Music Reviews
Myopia

Agnes Obel Myopia

(Deutsche Grammophon) Buy it from Insound Rating - 7/10

Danish singer-songwriter/composer Agnes Obel writes somber works of art surrounded by concepts of the reflective self. While 2012's Aventine took a more impressionistic approach to how we understand memory, 2016's Citizen of Glass questioned the role of privacy and how we expose ourselves to others. In Myopic, her fourth LP, Obel wanted to create in deep isolation without any outside influence, allowing herself to build self-trust as she experiments within a set of strengths and limitations. Her self-proclaimed "myopia" is the same bubble that we create ourselves, and ultimately, an attempt to better understand how to communicate art to a broader audience under those terms.

Obel's work has indeed grown denser with time and experience, though not without dismissing the openness in which her music functions. On Island of Doom and Promise Keeper, she uses various vocal manipulation techniques over striking piano passages that create an unsettling atmosphere—eliciting feelings of escape in her cold, dark imagery.

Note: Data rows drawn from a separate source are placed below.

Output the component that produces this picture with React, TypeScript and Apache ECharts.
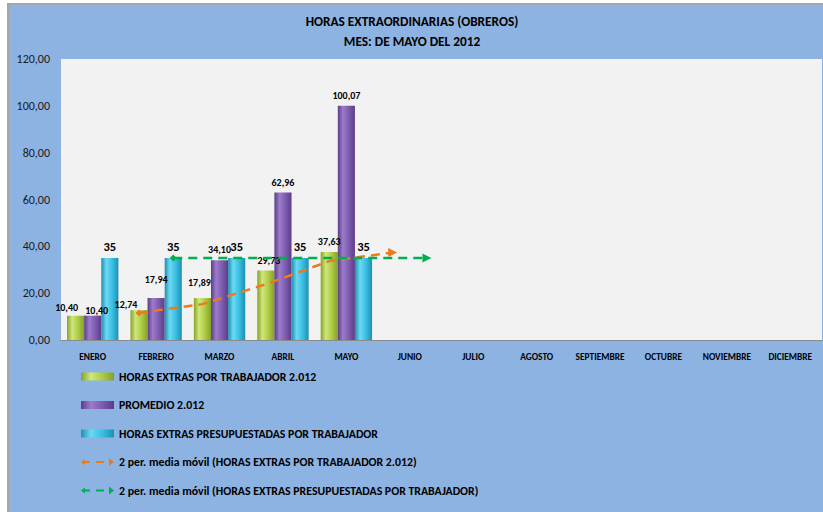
import React, { useEffect, useRef } from "react";
import * as echarts from "echarts";

const months = ["ENERO", "FEBRERO", "MARZO", "ABRIL", "MAYO", "JUNIO", "JULIO", "AGOSTO", "SEPTIEMBRE", "OCTUBRE", "NOVIEMBRE", "DICIEMBRE"];
const horasExtras = [10.40, 12.74, 17.89, 29.73, 37.63];
const promedio = [10.40, 17.94, 34.10, 62.96, 100.07];
const presupuestadas = [35, 35, 35, 35, 35];
// 2-period moving averages (month index, value)
const maHorasMonths = [1, 2, 3, 4, 5];
const maHorasValues = [11.57, 15.32, 23.81, 33.68, 37.4];
const maPresMonths = [1, 2, 3, 4, 5];
const maPresValues = [35, 35, 35, 35, 35];
const yTicks = { min: 0, max: 120, interval: 20 };

const seriesNames = [
  "HORAS EXTRAS POR TRABAJADOR 2.012",
  "PROMEDIO 2.012",
  "HORAS EXTRAS PRESUPUESTADAS POR TRABAJADOR",
  "2 per. media móvil (HORAS EXTRAS POR TRABAJADOR 2.012)",
  "2 per. media móvil (HORAS EXTRAS PRESUPUESTADAS POR TRABAJADOR)",
];

const FONT = "Carlito, Lato, sans-serif";
const BAR_FRAC = 0.27;

const greenLabelOffsets = [[-9, 2], [-13, 4], [-3, -6], [3, 0], [0, 0]];
const purpleLabelOffsets = [[4, 5], [0, -8], [0, -1], [0, 0], [0, 0]];

const fmt = (v: number) => v.toFixed(2).replace(".", ",");

const grad = (edge: string, light: string, mid: string) =>
  new echarts.graphic.LinearGradient(0, 0, 1, 0, [
    { offset: 0, color: edge },
    { offset: 0.3, color: light },
    { offset: 0.65, color: mid },
    { offset: 1, color: edge },
  ]);

const ORANGE = "#EE7A1E";
const GREEN = "#00B050";
const arrowIcon = "path://M0,4.5 L4,1.5 L4,3.6 L9,3.6 L9,5.4 L4,5.4 L4,7.5 Z M15,3.6 L23,3.6 L23,5.4 L15,5.4 Z M28,0.5 L33,4.5 L28,8.5 Z";

export default function App() {
  const ref = useRef<HTMLDivElement>(null);
  useEffect(() => {
    if (!ref.current) return;
    const chart = echarts.init(ref.current, undefined, { renderer: "svg" });
    const greenC = grad("#84A226", "#CFE77A", "#ADCB44");
    const purpleC = grad("#5B3D86", "#9C7BCB", "#7D5BAE");
    const cyanC = grad("#1E8FB0", "#6DD9F3", "#38BEE2");

    const lineData = (idx: number[], vals: number[], side: number) =>
      idx.map((m, i) => {
        const item: any = { value: [m + 0.5 + side * BAR_FRAC, vals[i]] };
        if (i === 0) {
          item.symbol = "diamond";
          item.symbolSize = 7;
        } else if (i === idx.length - 1) {
          item.symbol = "triangle";
          item.symbolSize = [9, 9];
          item.symbolRotate = -90;
        }
        return item;
      });

    const barLabel = (size: number, f: (p: any) => string) => ({
      show: true, position: "top", distance: 5, fontSize: size, fontWeight: "bold", color: "#000", formatter: f, fontFamily: FONT,
    });

    chart.setOption({
      animation: false,
      backgroundColor: "#8DB3E2",
      textStyle: { fontFamily: FONT },
      title: {
        text: "HORAS EXTRAORDINARIAS (OBREROS)\nMES: DE MAYO DEL 2012",
        left: 403,
        textAlign: "center",
        top: 6,
        padding: 0,
        textStyle: { fontSize: 13.3, fontWeight: "bold", color: "#000", lineHeight: 20, fontFamily: FONT },
      },
      grid: { left: 52, top: 54, right: 1, bottom: 172, show: true, backgroundColor: "#F2F2F2", borderWidth: 0 },
      legend: {
        orient: "vertical",
        left: 72,
        top: 364.5,
        padding: 0,
        itemGap: 14.5,
        itemWidth: 33,
        itemHeight: 8,
        symbolKeepAspect: false,
        selectedMode: false,
        textStyle: { fontSize: 11.8, fontWeight: "bold", color: "#000", lineHeight: 14, fontFamily: FONT },
        data: [
          { name: seriesNames[0], icon: "rect" },
          { name: seriesNames[1], icon: "rect" },
          { name: seriesNames[2], icon: "rect" },
          { name: seriesNames[3], icon: arrowIcon, itemStyle: { color: ORANGE, borderWidth: 0 } },
          { name: seriesNames[4], icon: arrowIcon, itemStyle: { color: GREEN, borderWidth: 0 } },
        ],
      },
      xAxis: [
        {
          type: "category",
          data: months,
          axisLine: { show: true, lineStyle: { color: "#8C8C8C", width: 1 } },
          axisTick: { show: false },
          axisLabel: { fontSize: 9.4, fontWeight: "bold", color: "#000", margin: 12, interval: 0, fontFamily: FONT },
        },
        { type: "value", min: 0, max: months.length, show: false },
      ],
      yAxis: {
        type: "value",
        min: yTicks.min,
        max: yTicks.max,
        interval: yTicks.interval,
        splitLine: { show: false },
        axisLine: { show: false },
        axisTick: { show: false },
        axisLabel: { fontSize: 12, color: "#1A1A1A", margin: 11, formatter: (v: number) => fmt(v), fontFamily: FONT },
      },
      series: [
        {
          name: seriesNames[0],
          type: "bar",
          barWidth: BAR_FRAC * 100 + "%",
          barGap: "0%",
          itemStyle: { color: greenC },
          data: horasExtras.map((v, i) => ({ value: v, label: { offset: greenLabelOffsets[i] } })),
          label: barLabel(10, (p: any) => fmt(p.value)),
        },
        {
          name: seriesNames[1],
          type: "bar",
          barWidth: BAR_FRAC * 100 + "%",
          barGap: "0%",
          itemStyle: { color: purpleC },
          data: promedio.map((v, i) => ({ value: v, label: { offset: purpleLabelOffsets[i] } })),
          label: barLabel(10, (p: any) => fmt(p.value)),
        },
        {
          name: seriesNames[2],
          type: "bar",
          barWidth: BAR_FRAC * 100 + "%",
          barGap: "0%",
          itemStyle: { color: cyanC },
          data: presupuestadas,
          label: barLabel(12.5, (p: any) => String(Math.round(p.value))),
        },
        {
          name: seriesNames[3],
          type: "line",
          xAxisIndex: 1,
          z: 5,
          symbol: "none",
          showAllSymbol: true,
          itemStyle: { color: ORANGE },
          lineStyle: { color: ORANGE, width: 2.5, type: [9, 6] },
          data: lineData(maHorasMonths, maHorasValues, -1),
        },
        {
          name: seriesNames[4],
          type: "line",
          xAxisIndex: 1,
          z: 5,
          symbol: "none",
          showAllSymbol: true,
          itemStyle: { color: GREEN },
          lineStyle: { color: GREEN, width: 2.5, type: [9, 6] },
          data: lineData(maPresMonths, maPresValues, 1),
        },
      ],
    });
    return () => chart.dispose();
  }, []);

  return (
    <div style={{ position: "absolute", left: 7, top: 3, width: 816, height: 509, borderTop: "2px solid #A6A6A6", borderLeft: "2px solid #A6A6A6", boxSizing: "border-box" }}>
      <div ref={ref} style={{ width: 814, height: 507 }} />
    </div>
  );
}
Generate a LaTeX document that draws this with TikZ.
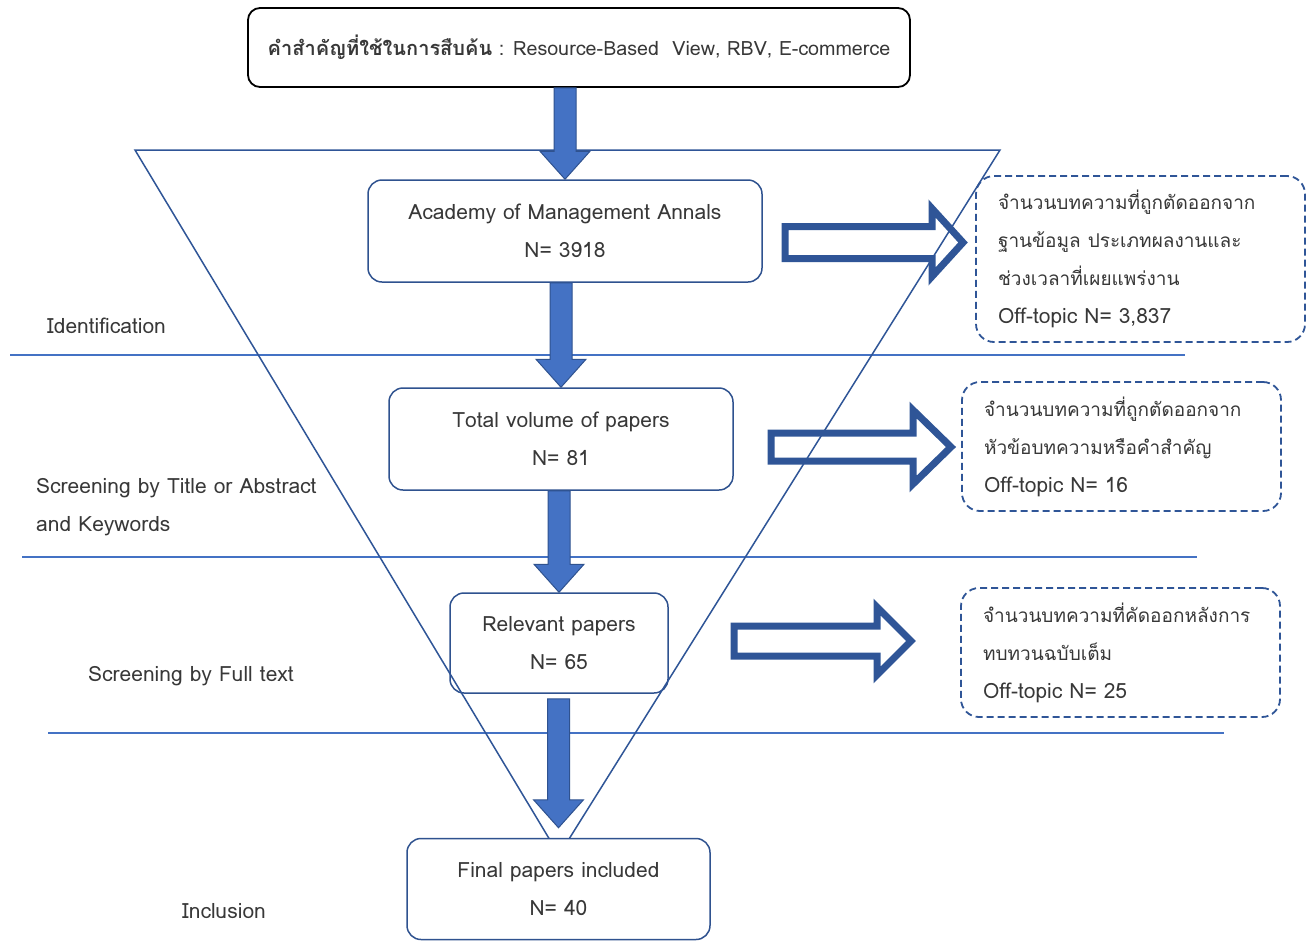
\documentclass[tikz,border=0pt]{standalone}
\usepackage{fontspec}
\setmainfont{Loma}[Script=Thai]
\usetikzlibrary{calc}
\definecolor{boxblue}{HTML}{2F528F}
\definecolor{arrfill}{HTML}{4472C4}
\definecolor{linblue}{HTML}{4472C4}
\definecolor{dkblue}{HTML}{2F5597}
\definecolor{txt}{HTML}{383838}
\newcommand\thsz{\fontsize{19}{38}\selectfont}
\newcommand\downarr[2]{%
  \path[fillarrow] let \p1=(#1), \p2=(#2) in
    (\x2-11pt,\y1) -- (\x2+11pt,\y1) -- (\x2+11pt,\y2+28pt) -- (\x2+25pt,\y2+28pt)
    -- (\x2,\y2) -- (\x2-25pt,\y2+28pt) -- (\x2-11pt,\y2+28pt) -- cycle;}
\newcommand\outarrow[5]{%
  \draw[outarrowstyle] let \p1=(#1), \p2=(#2) in
    (\x1,\y2+#3) -- (\x2-#4,\y2+#3) -- (\x2-#4,\y2+#5) -- (\x2,\y2)
    -- (\x2-#4,\y2-#5) -- (\x2-#4,\y2-#3) -- (\x1,\y2-#3) -- cycle;}
\begin{document}
\begin{tikzpicture}[x=1pt,y=-1pt,
  every node/.style={text=txt,font=\fontsize{21}{38}\selectfont},
  mainbox/.style={draw=boxblue, line width=1.5pt, rounded corners=14pt, fill=white,
    align=center, inner sep=0pt},
  topbox/.style={draw=black, line width=1.8pt, rounded corners=12pt, fill=white,
    align=center, inner sep=0pt},
  dashbox/.style={draw=dkblue, line width=1.8pt, dash pattern=on 7pt off 4pt,
    rounded corners=18pt, align=left, inner xsep=22pt, inner ysep=0pt},
  sidelabel/.style={anchor=west, inner sep=0pt, align=left},
  fillarrow/.style={fill=arrfill, draw=boxblue, line width=1pt},
  outarrowstyle/.style={draw=dkblue, line width=7pt, miter limit=10},
  hline/.style={draw=linblue, line width=1.3pt},
  funnel/.style={draw=dkblue, line width=1.5pt}]
\useasboundingbox (0,0) rectangle (1313,940);
\fill[white] (0,0) rectangle (1313,940);

% separators
\draw[hline] (10,355) -- (1185,355);
\draw[hline] (22,557) -- (1197,557);
\draw[hline] (48,733) -- (1224,733);

% side labels
\node[sidelabel] (lid) at (47,326) {Identification};
\node[sidelabel] (lst) at (36,507) {Screening by Title or Abstract\\and Keywords};
\node[sidelabel] (lsf) at (88,676) {Screening by Full text};
\node[sidelabel] (lin) at (182,911) {Inclusion};

% boxes
\node[topbox, minimum width=662pt, minimum height=79pt] (top) at (579,47.5)
  {{\fontsize{20}{38}\selectfont\bfseries คำสำคัญที่ใช้ในการสืบค้น}\fontsize{19.7}{38}\selectfont{} : Resource-Based~ View, RBV, E-commerce};
\node[mainbox, minimum width=394pt, minimum height=102pt] (acad) at (565,231)
  {Academy of Management Annals\\N= 3918};
\node[mainbox, minimum width=344pt, minimum height=102pt] (total) at (561,439)
  {Total volume of papers\\N= 81};
\node[mainbox, minimum width=218pt, minimum height=100pt] (rel) at (559,643)
  {Relevant papers\\N= 65};

\node[dashbox, text width=285pt, minimum height=166pt] (d1) at (1140.5,259)
  {{\thsz จำนวนบทความที่ถูกตัดออกจาก}\\{\thsz ฐานข้อมูล ประเภทผลงานและ}\\{\thsz ช่วงเวลาที่เผยแพร่งาน}\\Off-topic N= 3,837};
\node[dashbox, text width=275pt, minimum height=129pt] (d2) at (1121.5,446.5)
  {{\thsz จำนวนบทความที่ถูกตัดออกจาก}\\{\thsz หัวข้อบทความหรือคำสำคัญ}\\Off-topic N= 16};
\node[dashbox, text width=275pt, minimum height=129pt] (d3) at (1120.5,652.5)
  {{\thsz จำนวนบทความที่คัดออกหลังการ}\\{\thsz ทบทวนฉบับเต็ม}\\Off-topic N= 25};

% outline arrows
\coordinate (o1s) at (785,242.5); \coordinate (o1t) at (963,242.5);
\coordinate (o2s) at (771,447); \coordinate (o2t) at (951,447);
\coordinate (o3s) at (734,641); \coordinate (o3t) at (911,641);
\outarrow{o1s}{o1t}{16pt}{31pt}{34pt}
\outarrow{o2s}{o2t}{14pt}{38pt}{37pt}
\outarrow{o3s}{o3t}{15pt}{34pt}{34pt}

% funnel
\coordinate (ftl) at (135,150);
\coordinate (ftr) at (1000,150);
\coordinate (fap) at (559,855);
\draw[funnel] (ftl) -- (ftr) -- (fap) -- cycle;

\node[mainbox, minimum width=303pt, minimum height=101pt] (final) at (558.5,889)
  {Final papers included\\N= 40};

% flow arrows
\downarr{top.south -| acad.north}{acad.north}
\downarr{acad.south -| total.north}{total.north}
\downarr{total.south -| rel.north}{rel.north}
\coordinate (a4s) at ($(rel.south)+(0,5)$);
\coordinate (a4t) at ($(final.north)+(0,-10)$);
\downarr{a4s}{a4t}
\end{tikzpicture}
\end{document}
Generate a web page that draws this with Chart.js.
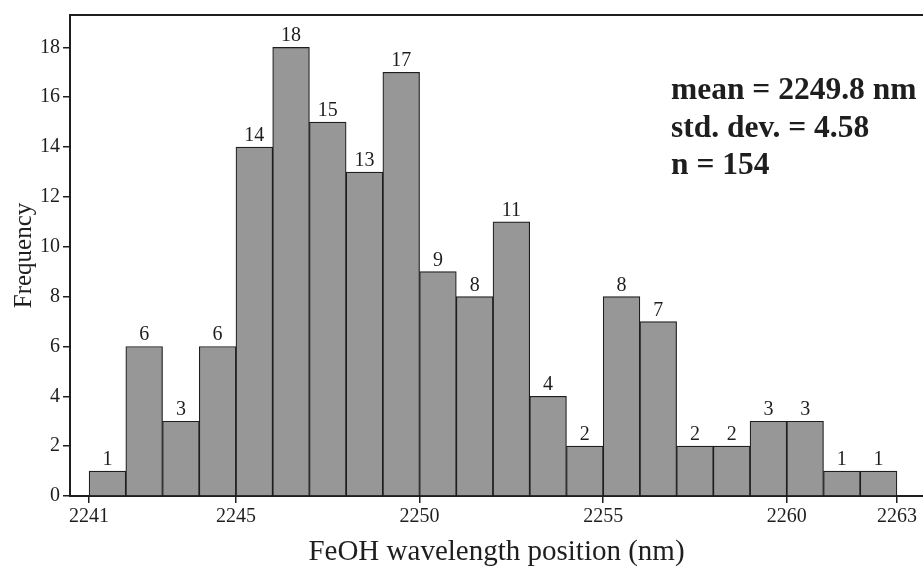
<!DOCTYPE html>
<html>
<head>
<meta charset="utf-8">
<script src="https://cdn.jsdelivr.net/npm/chart.js@4.4.1/dist/chart.umd.min.js"></script>
<style>
    html, body { margin: 0; padding: 0; background: #fff; }
    #wrap { width: 923px; height: 569px; }
</style>
</head>
<body>
<div id="wrap"><canvas id="histChart"></canvas></div>
<script>
// bin start (nm), each bin is 1 nm wide
const binStarts = [2241, 2242, 2243, 2244, 2245, 2246, 2247, 2248, 2249, 2250, 2251,
                   2252, 2253, 2254, 2255, 2256, 2257, 2258, 2259, 2260, 2261, 2262];
const counts = [1, 6, 3, 6, 14, 18, 15, 13, 17, 9, 8, 11, 4, 2, 8, 7, 2, 2, 3, 3, 1, 1];
const xTicks = [2241, 2245, 2250, 2255, 2260, 2263];
const yTicks = [0, 2, 4, 6, 8, 10, 12, 14, 16, 18];
const statLines = ['mean = 2249.8 nm', 'std. dev. = 4.58', 'n = 154'];

const ink = '#1e1e1e';
const serif = "'Liberation Serif', 'DejaVu Serif', serif";

const extras = {
    id: 'extras',
    afterDatasetsDraw(chart) {
        const ctx = chart.ctx;
        const area = chart.chartArea;
        ctx.save();
        // bar value labels
        ctx.fillStyle = ink;
        ctx.font = '20px ' + serif;
        ctx.textAlign = 'center';
        ctx.textBaseline = 'alphabetic';
        chart.getDatasetMeta(0).data.forEach(function (bar, i) {
            ctx.fillText(String(counts[i]), bar.x, bar.y - 6);
        });
        // top frame line
        ctx.strokeStyle = ink;
        ctx.lineWidth = 2;
        ctx.beginPath();
        ctx.moveTo(area.left - 1, area.top);
        ctx.lineTo(area.right, area.top);
        ctx.stroke();
        // stats text
        ctx.font = 'bold 31.5px ' + serif;
        ctx.textAlign = 'left';
        statLines.forEach(function (t, i) {
            ctx.fillText(t, area.left + 601, area.top + 84 + i * 37.5);
        });
        ctx.restore();
    }
};

new Chart(document.getElementById('histChart'), {
    type: 'bar',
    data: {
        datasets: [{
            data: binStarts.map(function (b, i) { return { x: b + 0.5, y: counts[i] }; }),
            backgroundColor: '#979797',
            borderColor: ink,
            borderWidth: 1.2,
            barPercentage: 1,
            categoryPercentage: 1
        }]
    },
    options: {
        responsive: true,
        maintainAspectRatio: false,
        animation: false,
        layout: { padding: { top: 14, right: 0, left: 0, bottom: 0 } },
        plugins: {
            legend: { display: false },
            tooltip: { enabled: false }
        },
        scales: {
            x: {
                type: 'linear',
                offset: false,
                min: 2240.48,
                max: 2263.71,
                afterBuildTicks: function (scale) {
                    scale.ticks = xTicks.map(function (v) { return { value: v }; });
                },
                afterFit: function (scale) { scale.height = 73; },
                ticks: {
                    autoSkip: false,
                    maxRotation: 0,
                    padding: 2,
                    color: ink,
                    font: { family: serif, size: 20 },
                    callback: function (v) { return String(v); }
                },
                grid: {
                    display: true,
                    offset: false,
                    drawOnChartArea: false,
                    drawTicks: true,
                    tickLength: 7,
                    color: ink,
                    lineWidth: 1.5
                },
                border: { display: true, color: ink, width: 2 },
                title: {
                    display: true,
                    text: 'FeOH wavelength position (nm)',
                    color: ink,
                    font: { family: serif, size: 29, lineHeight: 1 },
                    padding: { top: 0, bottom: 2 }
                }
            },
            y: {
                min: 0,
                max: 19.3,
                afterBuildTicks: function (scale) {
                    scale.ticks = yTicks.map(function (v) { return { value: v }; });
                },
                afterFit: function (scale) { scale.width = 70; },
                ticks: {
                    padding: 3,
                    color: ink,
                    font: { family: serif, size: 20 },
                    callback: function (v) { return String(v); }
                },
                grid: {
                    display: true,
                    drawOnChartArea: false,
                    drawTicks: true,
                    tickLength: 7,
                    color: ink,
                    lineWidth: 1.5
                },
                border: { display: true, color: ink, width: 2 },
                title: {
                    display: true,
                    text: 'Frequency',
                    color: ink,
                    font: { family: serif, size: 25, lineHeight: 1.2 },
                    padding: { top: 9, bottom: 0 }
                }
            }
        }
    },
    plugins: [extras]
});
</script>
</body>
</html>
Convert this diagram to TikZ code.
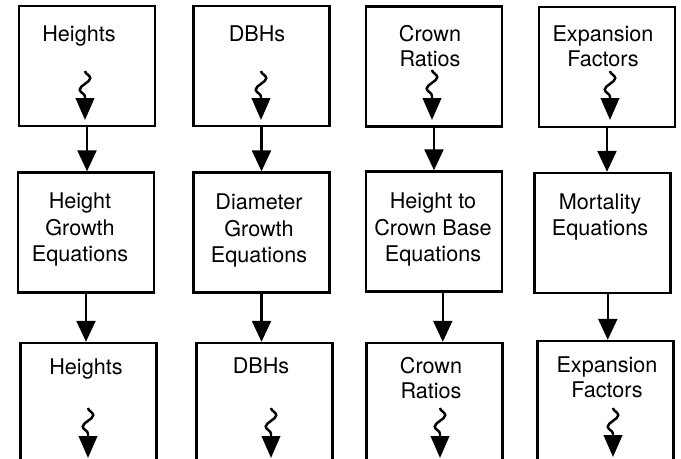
\documentclass[tikz,border=0pt]{standalone}
\usepackage{fontspec}
\setmainfont{TeX Gyre Heros}
\usetikzlibrary{arrows.meta}
\usetikzlibrary{decorations.pathmorphing}

\begin{document}
\begin{tikzpicture}[x=0.02cm, y=-0.02cm,
    box/.style={draw, line width=1.4pt, minimum width=2.72cm, minimum height=2.4cm, inner sep=0pt},
    txt/.style={font=\fontsize{12.3}{14.5}\selectfont, align=center, anchor=base, inner sep=0pt},
    eqtxt/.style={txt, font=\fontsize{12.3}{15.3}\selectfont},
    arr/.style={-{Triangle[length=0.42cm, width=0.38cm]}, line width=1.4pt},
    squig/.style={-{Triangle[length=0.44cm, width=0.37cm]}, line width=1.4pt,
        decorate, decoration={snake, amplitude=3pt, segment length=13pt, post length=0.44cm}}]
    \clip (0,0) rectangle (681,459);

    % Top row
    \node[box] (hgt1) at (87,66) {};
    \node[box] (dbh1) at (261.5,66) {};
    \node[box] (cr1) at (434,66.5) {};
    \node[box] (ef1) at (607,67) {};
    \node[txt] (hgt1t) at (79,42) {Heights};
    \node[txt] (dbh1t) at (257,42) {DBHs};
    \node[txt] (cr1t) at (430,67) {Crown\\Ratios};
    \node[txt] (ef1t) at (603,67) {Expansion\\Factors};

    % Equations
    \node[box] (hge) at (86,232.5) {};
    \node[box] (dge) at (261.5,232.5) {};
    \node[box] (cbe) at (434,231.5) {};
    \node[box] (mte) at (602.5,233) {};
    \node[eqtxt] (hget) at (80,262) {Height\\Growth\\Equations};
    \node[eqtxt] (dget) at (259,263) {Diameter\\Growth\\Equations};
    \node[eqtxt] (cbet) at (433,262) {Height to\\Crown Base\\Equations};
    \node[eqtxt] (mtet) at (600,236) {Mortality\\Equations};

    % Bottom row
    \node[box] (hgt2) at (88.5,403) {};
    \node[box] (dbh2) at (264.5,403) {};
    \node[box] (cr2) at (434.5,403) {};
    \node[box] (ef2) at (605.5,401) {};
    \node[txt] (hgt2t) at (86,375) {Heights};
    \node[txt] (dbh2t) at (261,374) {DBHs};
    \node[txt] (cr2t) at (431,399) {Crown\\Ratios};
    \node[txt] (ef2t) at (607,398) {Expansion\\Factors};

    % Squiggles
    \coordinate (q1a) at (85,71);  \coordinate (q1b) at (85,120);
    \coordinate (q2a) at (261,71); \coordinate (q2b) at (261,120);
    \coordinate (q3a) at (432,70); \coordinate (q3b) at (432,120);
    \coordinate (q4a) at (610,71); \coordinate (q4b) at (610,120);
    \coordinate (q5a) at (88,408);  \coordinate (q5b) at (88,458);
    \coordinate (q6a) at (271,408); \coordinate (q6b) at (271,458);
    \coordinate (q7a) at (440,408); \coordinate (q7b) at (440,458);
    \coordinate (q8a) at (613,408); \coordinate (q8b) at (613,457);
    \foreach \i in {1,...,8}
        \draw[squig] (q\i a) -- (q\i b);

    % Arrows
    \draw[arr] (hgt1.south) -- (hgt1.south |- hge.north);
    \draw[arr] (dbh1.south) -- (dbh1.south |- dge.north);
    \draw[arr] (cr1.south) -- (cr1.south |- cbe.north);
    \draw[arr] (ef1.south) -- (ef1.south |- mte.north);
    \draw[arr] (hge.south) -- (hge.south |- hgt2.north);
    \draw[arr] (dge.south) -- (dge.south |- dbh2.north);
    \draw[arr] ([xshift=5pt]cbe.south) -- ([xshift=5pt]cbe.south |- cr2.north);
    \draw[arr] ([xshift=3pt]mte.south) -- ([xshift=3pt]mte.south |- ef2.north);
\end{tikzpicture}
\end{document}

Whereas on piano instrumental Roscian, she follows the spare minimalism of Aventine and 2010's Philharmonics, still indebted to her classical training even as she touches on goth-tinged electronic motifs. She's as cryptic as ever, both musically and lyrically, evoking a sort of mystic enchantment that's better left unexplained.

There's a grand sense of scale in Myopic's elegant contours. From the strings-led Parliament of Owls to the opulent chamber arrangements of the title track, Obel manages to retain a gentle intimacy even when she flirts with the emotional transcendence of new age. She did record the album in her home studio in Berlin, after all, but it's in how she alters her ghostly, choral-like voice that she's able to elevate her entire environment. These are common attributes of her work, which much to its detriment, can sometimes make it appear as if there's a sameness to the material (her explorations don't stray too far from Citizen of Glass). But Obel's open-ended ideas are deeply affecting—a testament to an artist who can let out more of herself the more confined she feels.